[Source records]
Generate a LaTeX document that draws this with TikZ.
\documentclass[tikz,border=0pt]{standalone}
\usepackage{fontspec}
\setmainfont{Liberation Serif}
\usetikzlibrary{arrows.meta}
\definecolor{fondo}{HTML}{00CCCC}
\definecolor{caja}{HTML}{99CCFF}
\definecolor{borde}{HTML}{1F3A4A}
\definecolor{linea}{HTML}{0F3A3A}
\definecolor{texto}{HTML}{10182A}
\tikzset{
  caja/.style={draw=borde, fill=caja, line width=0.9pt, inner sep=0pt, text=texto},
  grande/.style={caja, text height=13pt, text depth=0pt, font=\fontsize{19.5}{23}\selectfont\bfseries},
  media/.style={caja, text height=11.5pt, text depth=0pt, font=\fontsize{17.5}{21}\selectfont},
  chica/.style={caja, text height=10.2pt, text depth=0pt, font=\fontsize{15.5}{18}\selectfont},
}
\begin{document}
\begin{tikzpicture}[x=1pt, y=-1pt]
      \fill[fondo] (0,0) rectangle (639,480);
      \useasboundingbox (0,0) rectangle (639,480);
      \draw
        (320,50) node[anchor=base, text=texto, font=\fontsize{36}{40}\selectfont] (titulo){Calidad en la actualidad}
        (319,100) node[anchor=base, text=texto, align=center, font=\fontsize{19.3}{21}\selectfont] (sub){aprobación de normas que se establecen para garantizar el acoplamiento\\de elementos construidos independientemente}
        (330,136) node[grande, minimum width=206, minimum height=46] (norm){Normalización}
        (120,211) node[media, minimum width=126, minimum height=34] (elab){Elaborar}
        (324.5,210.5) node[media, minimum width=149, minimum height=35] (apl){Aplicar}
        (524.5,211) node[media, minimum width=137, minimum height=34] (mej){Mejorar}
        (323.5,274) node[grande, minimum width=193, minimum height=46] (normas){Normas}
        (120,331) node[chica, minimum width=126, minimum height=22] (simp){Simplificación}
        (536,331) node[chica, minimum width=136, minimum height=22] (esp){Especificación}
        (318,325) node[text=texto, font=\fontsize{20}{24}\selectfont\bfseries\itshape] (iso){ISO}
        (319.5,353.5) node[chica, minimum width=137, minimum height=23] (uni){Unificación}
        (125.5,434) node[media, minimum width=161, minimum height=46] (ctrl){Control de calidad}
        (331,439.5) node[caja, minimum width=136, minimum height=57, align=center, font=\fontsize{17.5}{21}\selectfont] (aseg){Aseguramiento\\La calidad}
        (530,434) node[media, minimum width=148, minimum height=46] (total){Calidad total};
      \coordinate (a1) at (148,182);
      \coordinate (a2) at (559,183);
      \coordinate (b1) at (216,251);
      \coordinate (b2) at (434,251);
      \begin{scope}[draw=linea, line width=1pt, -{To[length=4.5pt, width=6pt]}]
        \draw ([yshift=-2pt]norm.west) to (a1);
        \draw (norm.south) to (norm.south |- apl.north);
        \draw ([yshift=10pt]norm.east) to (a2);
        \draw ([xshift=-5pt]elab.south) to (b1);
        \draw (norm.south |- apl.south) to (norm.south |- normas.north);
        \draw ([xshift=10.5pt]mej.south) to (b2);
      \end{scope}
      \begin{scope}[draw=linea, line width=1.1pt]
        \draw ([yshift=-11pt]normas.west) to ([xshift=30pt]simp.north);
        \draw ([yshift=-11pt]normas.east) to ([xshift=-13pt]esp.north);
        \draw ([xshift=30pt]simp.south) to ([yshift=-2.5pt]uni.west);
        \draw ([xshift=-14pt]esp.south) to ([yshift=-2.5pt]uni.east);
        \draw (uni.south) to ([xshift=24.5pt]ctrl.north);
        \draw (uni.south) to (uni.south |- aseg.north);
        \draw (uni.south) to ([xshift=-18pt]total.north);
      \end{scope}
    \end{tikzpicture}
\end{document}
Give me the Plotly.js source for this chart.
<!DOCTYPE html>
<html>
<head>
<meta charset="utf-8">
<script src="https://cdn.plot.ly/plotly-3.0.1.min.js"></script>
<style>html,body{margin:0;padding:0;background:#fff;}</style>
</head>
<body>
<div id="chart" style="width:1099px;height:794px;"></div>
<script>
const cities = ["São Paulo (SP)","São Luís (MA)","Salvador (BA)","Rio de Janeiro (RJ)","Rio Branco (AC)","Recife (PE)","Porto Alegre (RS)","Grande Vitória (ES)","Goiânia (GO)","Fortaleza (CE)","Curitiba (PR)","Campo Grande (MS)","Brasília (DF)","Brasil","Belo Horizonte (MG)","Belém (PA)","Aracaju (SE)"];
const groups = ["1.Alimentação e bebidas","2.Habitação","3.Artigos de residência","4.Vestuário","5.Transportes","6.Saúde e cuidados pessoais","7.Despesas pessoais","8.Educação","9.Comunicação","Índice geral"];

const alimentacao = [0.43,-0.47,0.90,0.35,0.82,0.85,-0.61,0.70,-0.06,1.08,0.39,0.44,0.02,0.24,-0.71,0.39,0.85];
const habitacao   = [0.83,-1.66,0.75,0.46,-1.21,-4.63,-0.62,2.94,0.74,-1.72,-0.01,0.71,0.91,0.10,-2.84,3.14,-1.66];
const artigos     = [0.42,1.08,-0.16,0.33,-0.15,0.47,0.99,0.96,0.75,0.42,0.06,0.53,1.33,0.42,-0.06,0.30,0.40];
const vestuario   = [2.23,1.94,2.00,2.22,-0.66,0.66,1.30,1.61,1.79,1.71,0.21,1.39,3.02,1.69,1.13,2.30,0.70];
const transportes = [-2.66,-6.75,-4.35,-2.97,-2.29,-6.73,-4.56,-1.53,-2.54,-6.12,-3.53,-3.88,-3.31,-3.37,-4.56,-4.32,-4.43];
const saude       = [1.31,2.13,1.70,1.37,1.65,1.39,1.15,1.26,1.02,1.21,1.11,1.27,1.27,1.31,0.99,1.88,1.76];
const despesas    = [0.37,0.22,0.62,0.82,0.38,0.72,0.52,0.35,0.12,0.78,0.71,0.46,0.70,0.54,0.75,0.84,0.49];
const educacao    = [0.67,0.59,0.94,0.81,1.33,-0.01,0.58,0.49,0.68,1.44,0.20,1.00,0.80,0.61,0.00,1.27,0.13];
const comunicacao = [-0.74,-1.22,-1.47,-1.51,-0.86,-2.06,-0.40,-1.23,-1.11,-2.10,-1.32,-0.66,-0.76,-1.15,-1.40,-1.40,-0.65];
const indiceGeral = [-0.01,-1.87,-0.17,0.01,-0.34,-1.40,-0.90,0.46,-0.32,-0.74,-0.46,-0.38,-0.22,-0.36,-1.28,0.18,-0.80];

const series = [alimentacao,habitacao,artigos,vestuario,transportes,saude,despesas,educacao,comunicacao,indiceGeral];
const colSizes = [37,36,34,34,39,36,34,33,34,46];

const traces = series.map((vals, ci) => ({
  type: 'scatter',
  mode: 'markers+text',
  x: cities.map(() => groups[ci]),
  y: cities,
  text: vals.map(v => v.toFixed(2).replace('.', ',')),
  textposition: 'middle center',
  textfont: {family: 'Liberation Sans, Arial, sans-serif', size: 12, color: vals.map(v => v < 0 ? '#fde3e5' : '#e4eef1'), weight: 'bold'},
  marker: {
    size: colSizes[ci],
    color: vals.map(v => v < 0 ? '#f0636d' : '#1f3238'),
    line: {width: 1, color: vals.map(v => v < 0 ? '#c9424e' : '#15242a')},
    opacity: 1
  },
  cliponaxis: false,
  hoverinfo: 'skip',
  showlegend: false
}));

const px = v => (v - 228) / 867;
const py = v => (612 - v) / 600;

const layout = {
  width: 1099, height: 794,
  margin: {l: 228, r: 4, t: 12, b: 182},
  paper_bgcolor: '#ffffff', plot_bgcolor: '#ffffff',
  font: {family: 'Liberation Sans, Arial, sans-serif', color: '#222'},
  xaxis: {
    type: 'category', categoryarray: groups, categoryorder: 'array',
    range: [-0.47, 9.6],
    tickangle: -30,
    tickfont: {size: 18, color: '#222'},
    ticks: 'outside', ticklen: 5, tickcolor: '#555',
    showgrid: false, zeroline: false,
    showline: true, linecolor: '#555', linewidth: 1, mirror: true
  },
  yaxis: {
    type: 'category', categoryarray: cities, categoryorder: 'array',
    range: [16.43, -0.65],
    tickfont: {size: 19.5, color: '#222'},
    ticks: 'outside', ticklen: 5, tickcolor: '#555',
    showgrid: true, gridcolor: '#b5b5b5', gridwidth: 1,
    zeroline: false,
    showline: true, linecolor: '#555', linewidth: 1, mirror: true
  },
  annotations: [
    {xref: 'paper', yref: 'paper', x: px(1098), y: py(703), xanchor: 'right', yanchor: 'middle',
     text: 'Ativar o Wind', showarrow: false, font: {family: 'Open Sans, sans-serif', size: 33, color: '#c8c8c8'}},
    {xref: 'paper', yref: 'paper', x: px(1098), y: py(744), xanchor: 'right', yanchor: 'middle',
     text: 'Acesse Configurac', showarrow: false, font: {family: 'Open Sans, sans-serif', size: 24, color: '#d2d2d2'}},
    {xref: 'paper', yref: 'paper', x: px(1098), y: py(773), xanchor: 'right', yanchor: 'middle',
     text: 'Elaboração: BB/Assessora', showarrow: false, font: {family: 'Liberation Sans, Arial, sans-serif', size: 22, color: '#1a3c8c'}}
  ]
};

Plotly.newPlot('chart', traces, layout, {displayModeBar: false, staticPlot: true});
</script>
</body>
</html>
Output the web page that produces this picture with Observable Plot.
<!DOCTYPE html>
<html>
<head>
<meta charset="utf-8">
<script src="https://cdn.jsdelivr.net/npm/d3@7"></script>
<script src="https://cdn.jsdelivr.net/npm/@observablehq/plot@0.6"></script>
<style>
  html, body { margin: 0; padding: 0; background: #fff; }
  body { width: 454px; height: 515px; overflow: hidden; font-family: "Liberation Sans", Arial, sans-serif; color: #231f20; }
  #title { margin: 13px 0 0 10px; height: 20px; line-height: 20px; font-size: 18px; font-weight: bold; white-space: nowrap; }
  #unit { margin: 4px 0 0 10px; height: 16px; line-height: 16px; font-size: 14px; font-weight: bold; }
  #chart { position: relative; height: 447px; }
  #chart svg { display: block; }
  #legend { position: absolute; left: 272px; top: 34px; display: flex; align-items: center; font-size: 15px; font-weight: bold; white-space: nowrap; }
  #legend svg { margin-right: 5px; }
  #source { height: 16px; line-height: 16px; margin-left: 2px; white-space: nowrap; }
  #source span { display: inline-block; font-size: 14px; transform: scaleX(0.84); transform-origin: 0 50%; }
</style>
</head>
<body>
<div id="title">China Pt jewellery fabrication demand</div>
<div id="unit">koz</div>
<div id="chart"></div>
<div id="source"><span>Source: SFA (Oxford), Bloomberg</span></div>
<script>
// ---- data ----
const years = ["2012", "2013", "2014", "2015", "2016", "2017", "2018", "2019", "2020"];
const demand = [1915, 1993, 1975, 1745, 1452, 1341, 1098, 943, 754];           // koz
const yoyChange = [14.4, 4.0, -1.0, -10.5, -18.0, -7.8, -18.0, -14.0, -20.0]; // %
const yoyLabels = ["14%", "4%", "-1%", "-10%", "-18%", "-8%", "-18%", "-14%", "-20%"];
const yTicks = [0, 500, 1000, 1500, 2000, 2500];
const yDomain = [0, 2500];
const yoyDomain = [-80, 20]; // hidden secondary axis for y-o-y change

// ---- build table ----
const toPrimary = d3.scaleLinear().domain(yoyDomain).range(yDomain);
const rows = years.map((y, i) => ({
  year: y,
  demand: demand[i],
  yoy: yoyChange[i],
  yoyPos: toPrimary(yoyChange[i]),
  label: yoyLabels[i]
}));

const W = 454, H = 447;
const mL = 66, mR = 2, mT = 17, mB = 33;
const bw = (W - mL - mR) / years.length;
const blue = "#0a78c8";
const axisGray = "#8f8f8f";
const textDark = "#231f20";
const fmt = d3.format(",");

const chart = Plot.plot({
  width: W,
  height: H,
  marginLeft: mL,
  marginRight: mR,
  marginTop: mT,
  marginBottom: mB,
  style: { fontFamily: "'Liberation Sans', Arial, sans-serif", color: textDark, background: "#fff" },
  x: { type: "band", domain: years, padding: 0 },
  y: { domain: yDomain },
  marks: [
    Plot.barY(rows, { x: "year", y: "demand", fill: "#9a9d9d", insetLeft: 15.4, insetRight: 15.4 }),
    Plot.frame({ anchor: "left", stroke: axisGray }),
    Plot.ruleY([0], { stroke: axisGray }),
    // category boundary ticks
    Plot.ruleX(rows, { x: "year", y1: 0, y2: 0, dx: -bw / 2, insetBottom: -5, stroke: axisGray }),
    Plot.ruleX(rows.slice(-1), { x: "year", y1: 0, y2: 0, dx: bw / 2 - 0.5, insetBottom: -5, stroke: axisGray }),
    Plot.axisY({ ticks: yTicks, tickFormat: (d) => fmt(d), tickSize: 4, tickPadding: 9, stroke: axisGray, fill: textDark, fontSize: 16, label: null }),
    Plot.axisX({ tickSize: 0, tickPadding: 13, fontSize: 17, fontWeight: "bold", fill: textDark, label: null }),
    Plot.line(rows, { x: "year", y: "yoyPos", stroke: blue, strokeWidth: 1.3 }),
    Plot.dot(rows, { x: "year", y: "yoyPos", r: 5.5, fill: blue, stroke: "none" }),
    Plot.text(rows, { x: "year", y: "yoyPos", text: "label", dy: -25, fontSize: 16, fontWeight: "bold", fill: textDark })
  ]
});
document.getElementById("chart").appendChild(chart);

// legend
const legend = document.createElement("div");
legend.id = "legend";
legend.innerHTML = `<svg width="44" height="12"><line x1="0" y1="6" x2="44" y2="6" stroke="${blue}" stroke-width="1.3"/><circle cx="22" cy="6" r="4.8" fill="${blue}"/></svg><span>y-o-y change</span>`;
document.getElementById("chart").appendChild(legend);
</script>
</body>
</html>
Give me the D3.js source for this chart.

#### Problem statement:
Take each line containing the string "that" and copy it out.

#### Written solution:
Generate a LaTeX document that draws this with TikZ.
Output the web page that produces this picture with Observable Plot.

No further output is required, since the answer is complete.